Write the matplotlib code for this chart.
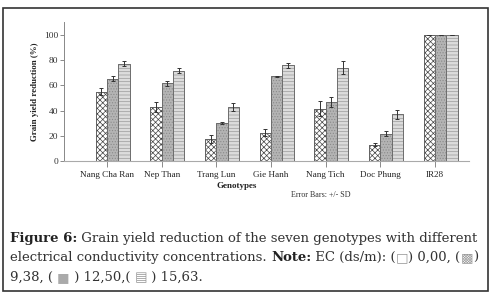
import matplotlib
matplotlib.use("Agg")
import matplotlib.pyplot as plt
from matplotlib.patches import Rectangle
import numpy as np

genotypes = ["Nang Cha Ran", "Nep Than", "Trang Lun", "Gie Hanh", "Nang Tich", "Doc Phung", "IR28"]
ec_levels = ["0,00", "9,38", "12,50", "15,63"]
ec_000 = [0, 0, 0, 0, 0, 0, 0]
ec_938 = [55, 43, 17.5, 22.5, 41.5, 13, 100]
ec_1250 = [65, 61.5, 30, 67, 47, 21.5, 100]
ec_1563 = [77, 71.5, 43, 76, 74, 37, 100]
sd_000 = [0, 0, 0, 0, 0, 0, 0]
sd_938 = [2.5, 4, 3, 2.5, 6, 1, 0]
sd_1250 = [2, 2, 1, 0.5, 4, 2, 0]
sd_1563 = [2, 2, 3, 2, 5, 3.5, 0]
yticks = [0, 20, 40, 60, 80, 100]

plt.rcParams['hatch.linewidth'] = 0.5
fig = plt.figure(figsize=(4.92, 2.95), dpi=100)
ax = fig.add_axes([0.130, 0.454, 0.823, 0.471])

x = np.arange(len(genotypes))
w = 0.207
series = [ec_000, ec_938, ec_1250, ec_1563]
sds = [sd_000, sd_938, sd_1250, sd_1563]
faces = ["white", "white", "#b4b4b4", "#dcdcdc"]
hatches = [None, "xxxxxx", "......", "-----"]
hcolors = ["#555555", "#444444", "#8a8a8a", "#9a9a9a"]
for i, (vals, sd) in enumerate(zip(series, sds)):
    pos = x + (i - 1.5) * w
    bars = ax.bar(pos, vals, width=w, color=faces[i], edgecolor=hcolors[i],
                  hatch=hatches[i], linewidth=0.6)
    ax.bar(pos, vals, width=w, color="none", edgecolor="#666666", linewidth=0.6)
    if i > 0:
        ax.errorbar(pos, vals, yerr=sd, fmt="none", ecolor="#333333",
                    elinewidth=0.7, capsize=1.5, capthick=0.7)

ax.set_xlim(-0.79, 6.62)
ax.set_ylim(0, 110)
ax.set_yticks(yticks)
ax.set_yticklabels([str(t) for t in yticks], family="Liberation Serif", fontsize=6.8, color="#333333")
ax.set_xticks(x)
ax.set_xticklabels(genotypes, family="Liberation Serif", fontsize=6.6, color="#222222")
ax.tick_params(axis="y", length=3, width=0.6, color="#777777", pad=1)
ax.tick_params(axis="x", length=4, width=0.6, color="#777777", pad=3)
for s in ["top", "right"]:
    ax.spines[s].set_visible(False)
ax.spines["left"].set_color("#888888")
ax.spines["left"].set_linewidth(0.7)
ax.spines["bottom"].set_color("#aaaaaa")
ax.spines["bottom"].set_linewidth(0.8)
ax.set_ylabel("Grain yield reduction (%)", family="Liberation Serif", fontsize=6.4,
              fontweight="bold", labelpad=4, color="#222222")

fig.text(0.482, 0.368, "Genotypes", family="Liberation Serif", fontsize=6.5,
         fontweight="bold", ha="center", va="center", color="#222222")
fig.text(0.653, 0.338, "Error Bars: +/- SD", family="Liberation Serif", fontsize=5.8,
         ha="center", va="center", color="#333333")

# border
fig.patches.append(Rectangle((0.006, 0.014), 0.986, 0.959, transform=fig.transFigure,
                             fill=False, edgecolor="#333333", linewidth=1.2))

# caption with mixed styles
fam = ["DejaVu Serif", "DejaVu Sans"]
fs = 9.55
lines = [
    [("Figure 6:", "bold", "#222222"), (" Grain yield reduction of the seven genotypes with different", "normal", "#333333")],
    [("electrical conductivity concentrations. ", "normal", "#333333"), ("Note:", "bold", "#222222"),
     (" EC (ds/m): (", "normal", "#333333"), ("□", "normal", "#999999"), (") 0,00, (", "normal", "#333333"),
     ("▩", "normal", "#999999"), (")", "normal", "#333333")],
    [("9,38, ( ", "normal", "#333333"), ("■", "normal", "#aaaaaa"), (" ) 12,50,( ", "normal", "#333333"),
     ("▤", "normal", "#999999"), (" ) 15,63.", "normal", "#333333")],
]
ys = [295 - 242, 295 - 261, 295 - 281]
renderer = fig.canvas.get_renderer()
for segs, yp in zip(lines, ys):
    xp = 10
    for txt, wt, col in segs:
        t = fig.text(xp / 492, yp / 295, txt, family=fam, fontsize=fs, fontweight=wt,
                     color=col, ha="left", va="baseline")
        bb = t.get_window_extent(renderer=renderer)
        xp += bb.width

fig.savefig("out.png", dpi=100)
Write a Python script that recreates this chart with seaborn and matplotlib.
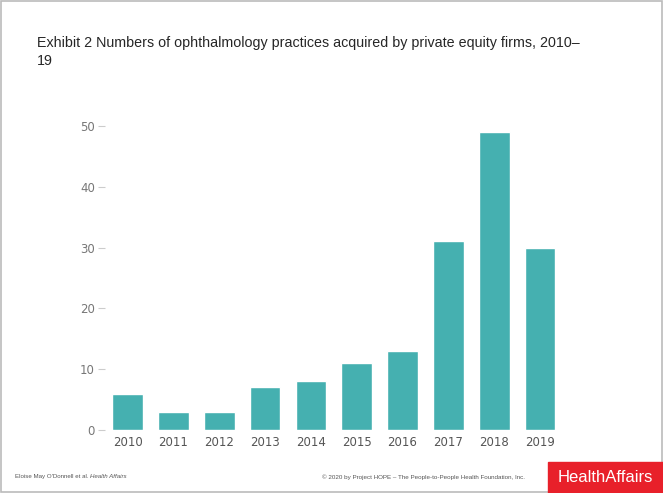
--*--
Retype each line of the listing above word for word. Exclude the pictures.

• _RESPONSE TO THE EXERCISE_
Write the matplotlib code for this chart.
import matplotlib
matplotlib.use("Agg")
import matplotlib.pyplot as plt
from matplotlib.patches import Rectangle
import numpy as np

genotypes = ["Nang Cha Ran", "Nep Than", "Trang Lun", "Gie Hanh", "Nang Tich", "Doc Phung", "IR28"]
ec_levels = ["0,00", "9,38", "12,50", "15,63"]
ec_000 = [0, 0, 0, 0, 0, 0, 0]
ec_938 = [55, 43, 17.5, 22.5, 41.5, 13, 100]
ec_1250 = [65, 61.5, 30, 67, 47, 21.5, 100]
ec_1563 = [77, 71.5, 43, 76, 74, 37, 100]
sd_000 = [0, 0, 0, 0, 0, 0, 0]
sd_938 = [2.5, 4, 3, 2.5, 6, 1, 0]
sd_1250 = [2, 2, 1, 0.5, 4, 2, 0]
sd_1563 = [2, 2, 3, 2, 5, 3.5, 0]
yticks = [0, 20, 40, 60, 80, 100]

plt.rcParams['hatch.linewidth'] = 0.5
fig = plt.figure(figsize=(4.92, 2.95), dpi=100)
ax = fig.add_axes([0.130, 0.454, 0.823, 0.471])

x = np.arange(len(genotypes))
w = 0.207
series = [ec_000, ec_938, ec_1250, ec_1563]
sds = [sd_000, sd_938, sd_1250, sd_1563]
faces = ["white", "white", "#b4b4b4", "#dcdcdc"]
hatches = [None, "xxxxxx", "......", "-----"]
hcolors = ["#555555", "#444444", "#8a8a8a", "#9a9a9a"]
for i, (vals, sd) in enumerate(zip(series, sds)):
    pos = x + (i - 1.5) * w
    bars = ax.bar(pos, vals, width=w, color=faces[i], edgecolor=hcolors[i],
                  hatch=hatches[i], linewidth=0.6)
    ax.bar(pos, vals, width=w, color="none", edgecolor="#666666", linewidth=0.6)
    if i > 0:
        ax.errorbar(pos, vals, yerr=sd, fmt="none", ecolor="#333333",
                    elinewidth=0.7, capsize=1.5, capthick=0.7)

ax.set_xlim(-0.79, 6.62)
ax.set_ylim(0, 110)
ax.set_yticks(yticks)
ax.set_yticklabels([str(t) for t in yticks], family="Liberation Serif", fontsize=6.8, color="#333333")
ax.set_xticks(x)
ax.set_xticklabels(genotypes, family="Liberation Serif", fontsize=6.6, color="#222222")
ax.tick_params(axis="y", length=3, width=0.6, color="#777777", pad=1)
ax.tick_params(axis="x", length=4, width=0.6, color="#777777", pad=3)
for s in ["top", "right"]:
    ax.spines[s].set_visible(False)
ax.spines["left"].set_color("#888888")
ax.spines["left"].set_linewidth(0.7)
ax.spines["bottom"].set_color("#aaaaaa")
ax.spines["bottom"].set_linewidth(0.8)
ax.set_ylabel("Grain yield reduction (%)", family="Liberation Serif", fontsize=6.4,
              fontweight="bold", labelpad=4, color="#222222")

fig.text(0.482, 0.368, "Genotypes", family="Liberation Serif", fontsize=6.5,
         fontweight="bold", ha="center", va="center", color="#222222")
fig.text(0.653, 0.338, "Error Bars: +/- SD", family="Liberation Serif", fontsize=5.8,
         ha="center", va="center", color="#333333")

# border
fig.patches.append(Rectangle((0.006, 0.014), 0.986, 0.959, transform=fig.transFigure,
                             fill=False, edgecolor="#333333", linewidth=1.2))

# caption with mixed styles
fam = ["DejaVu Serif", "DejaVu Sans"]
fs = 9.55
lines = [
    [("Figure 6:", "bold", "#222222"), (" Grain yield reduction of the seven genotypes with different", "normal", "#333333")],
    [("electrical conductivity concentrations. ", "normal", "#333333"), ("Note:", "bold", "#222222"),
     (" EC (ds/m): (", "normal", "#333333"), ("□", "normal", "#999999"), (") 0,00, (", "normal", "#333333"),
     ("▩", "normal", "#999999"), (")", "normal", "#333333")],
    [("9,38, ( ", "normal", "#333333"), ("■", "normal", "#aaaaaa"), (" ) 12,50,( ", "normal", "#333333"),
     ("▤", "normal", "#999999"), (" ) 15,63.", "normal", "#333333")],
]
ys = [295 - 242, 295 - 261, 295 - 281]
renderer = fig.canvas.get_renderer()
for segs, yp in zip(lines, ys):
    xp = 10
    for txt, wt, col in segs:
        t = fig.text(xp / 492, yp / 295, txt, family=fam, fontsize=fs, fontweight=wt,
                     color=col, ha="left", va="baseline")
        bb = t.get_window_extent(renderer=renderer)
        xp += bb.width

fig.savefig("out.png", dpi=100)
Write a Python script that recreates this chart with seaborn and matplotlib.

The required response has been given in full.